The Enid Harvesters played from 1920 to 1924 in the Western Association, a Class C league near the bottom of the professional system. Most players never moved up—so the teams were built on players from the surrounding area. Many of the Harvesters were really that—working in the wheat.
The team stopped playing after the 1924 season for reasons not known today—most likely financial. Minor league baseball at the time was unstable. Teams changed names, moved towns, and folded frequently.
Enid hosted other teams—among them the Railroaders and the Boosters. After the Harvesters, professional baseball wouldn’t return to Enid until 1950, when the Enid Giants, a Class D affiliate of the New York Giants, took the field. But it’s the Harvesters who hold a place in Oklahoma history.

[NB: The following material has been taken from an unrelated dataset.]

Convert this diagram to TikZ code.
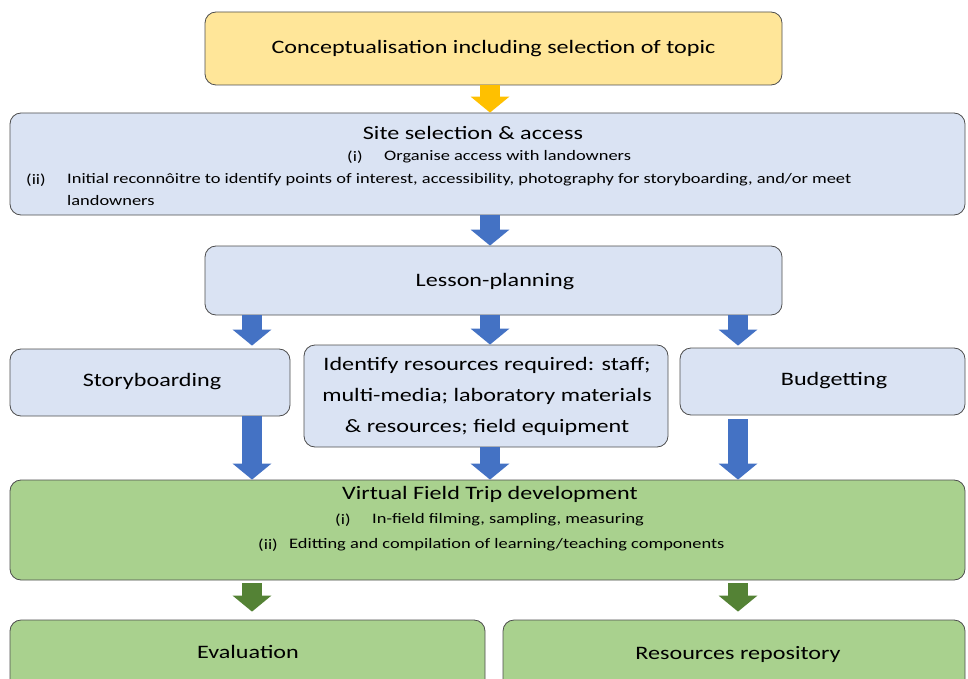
\documentclass[tikz,border=0pt]{standalone}
\usepackage{fontspec}
\setmainfont[FakeStretch = 1.27]{Carlito}
\usetikzlibrary{arrows.meta}
\usetikzlibrary{positioning}
\tikzset{box/.style = {draw = boxline, line width = 0.8, rounded corners = 11, inner sep = 0}}
\tikzset{barrow/.style = {line width = 20, -{Triangle[width = 38, length = 16]}}}
\tikzset{big/.style = {font = \fontsize{19}{22}\selectfont, inner sep = 0}}
\tikzset{small/.style = {font = \fontsize{14.5}{17}\selectfont, inner sep = 0, anchor = west}}
\definecolor{boxline}{HTML}{4D4D4D}
\definecolor{myellow}{HTML}{FFE699}
\definecolor{morange}{HTML}{FFC000}
\definecolor{mblue}{HTML}{DAE3F3}
\definecolor{mbluearrow}{HTML}{4472C4}
\definecolor{mgreen}{HTML}{A9D18E}
\definecolor{mgreenarrow}{HTML}{548235}

\begin{document}
\begin{tikzpicture}[x = 1pt, y = -1pt]
      \useasboundingbox (0, 0) rectangle (968, 679);
      \clip (0, 0) rectangle (968, 679);
      % arrow columns
      \coordinate (lcol) at (252, 0);
      \coordinate (mcol) at (490, 0);
      \coordinate (rcol) at (738, 0);

      \node [box, fill = myellow, minimum width = 577, minimum height = 73, big] (concept) at (493.5, 48.5)
        {Conceptualisation including selection of topic};

      \node [box, fill = mblue, minimum width = 955, minimum height = 102] (site) at (487.5, 164) {};
      \node [big] (sitetitle) at (473, 133) {Site selection \& access};
      \node [small] (sitei) at (347, 157) {(i)};
      \node [small] (siteitext) at (384, 157) {Organise access with landowners};
      \node [small] (siteii) at (26, 180) {(ii)};
      \node [small] (siteiitext) at (67, 180) {Initial reconnôitre to identify points of interest, accessibility, photography for storyboarding, and/or meet};
      \node [small] (siteiitextb) at (67, 201) {landowners};

      \node [box, fill = mblue, minimum width = 577, minimum height = 69, big] (lesson) at (493.5, 280.5) {};
      \node [big] (lessontext) at (495, 282) {Lesson-planning};

      \node [box, fill = mblue, minimum width = 280, minimum height = 67] (story) at (150, 382.5) {};
      \node [big] (storytext) at (152, 382) {Storyboarding};
      \node [box, fill = mblue, minimum width = 364, minimum height = 102] (resources) at (486, 396) {};
      \node [big, align = center, font = \fontsize{19}{31}\selectfont] (resourcestext) at (487, 396)
        {Identify resources required: staff;\\ multi-media; laboratory materials\\ \& resources; field equipment};
      \node [box, fill = mblue, minimum width = 285, minimum height = 67] (budget) at (822.5, 381.5) {};
      \node [big] (budgettext) at (834, 381) {Budgetting};

      \node [box, fill = mgreen, minimum width = 955, minimum height = 100] (vft) at (487.5, 530) {};
      \node [big] (vfttitle) at (490, 494) {Virtual Field Trip development};
      \node [small] (vfti) at (335, 520) {(i)};
      \node [small] (vftitext) at (372, 520) {In-field filming, sampling, measuring};
      \node [small] (vftii) at (258, 545) {(ii)};
      \node [small] (vftiitext) at (289, 545) {Editting and compilation of learning/teaching components};

      \node [box, fill = mgreen, minimum width = 475, minimum height = 80] (eval) at (247.5, 660) {};
      \node [big] (evaltext) at (248, 652) {Evaluation};
      \node [box, fill = mgreen, minimum width = 462, minimum height = 80] (repo) at (734, 660) {};
      \node [big] (repotext) at (738, 654) {Resources repository};

      % block arrows
      \draw [barrow, morange] (concept.south -| mcol) -- (site.north -| mcol);
      \draw [barrow, mbluearrow] (site.south -| mcol) -- (lesson.north -| mcol);
      \draw [barrow, mbluearrow, shorten > = 3] (lesson.south -| lcol) -- (story.north -| lcol);
      \draw [barrow, mbluearrow] (lesson.south -| mcol) -- (resources.north -| mcol);
      \draw [barrow, mbluearrow, shorten > = 2] (lesson.south -| rcol) -- (budget.north -| rcol);
      \draw [barrow, mbluearrow] (story.south -| lcol) -- (vft.north -| lcol);
      \draw [barrow, mbluearrow] (resources.south -| mcol) -- (vft.north -| mcol);
      \draw [barrow, mbluearrow, shorten < = 4] (budget.south -| rcol) -- (vft.north -| rcol);
      \draw [barrow, mgreenarrow, shorten < = 3, shorten > = 8] (vft.south -| lcol) -- (eval.north -| lcol);
      \draw [barrow, mgreenarrow, shorten < = 3, shorten > = 8] (vft.south -| rcol) -- (repo.north -| rcol);

    \end{tikzpicture}
\end{document}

Today, harvest season remains critical to Oklahoma and its wheat farmers. Communal harvest crews have given way to large professional harvesting groups working across the state. But families still help each other and continue those old traditions with modern tools. Combines are faster and more efficient, but the importance of the season hasn’t changed.
Over 90% of Oklahoma farms are still family-owned, and few are tied to major corporate agriculture. Oklahomans still belong to the land.
The Harvesters are gone, but the work, the wheat, and the people remain.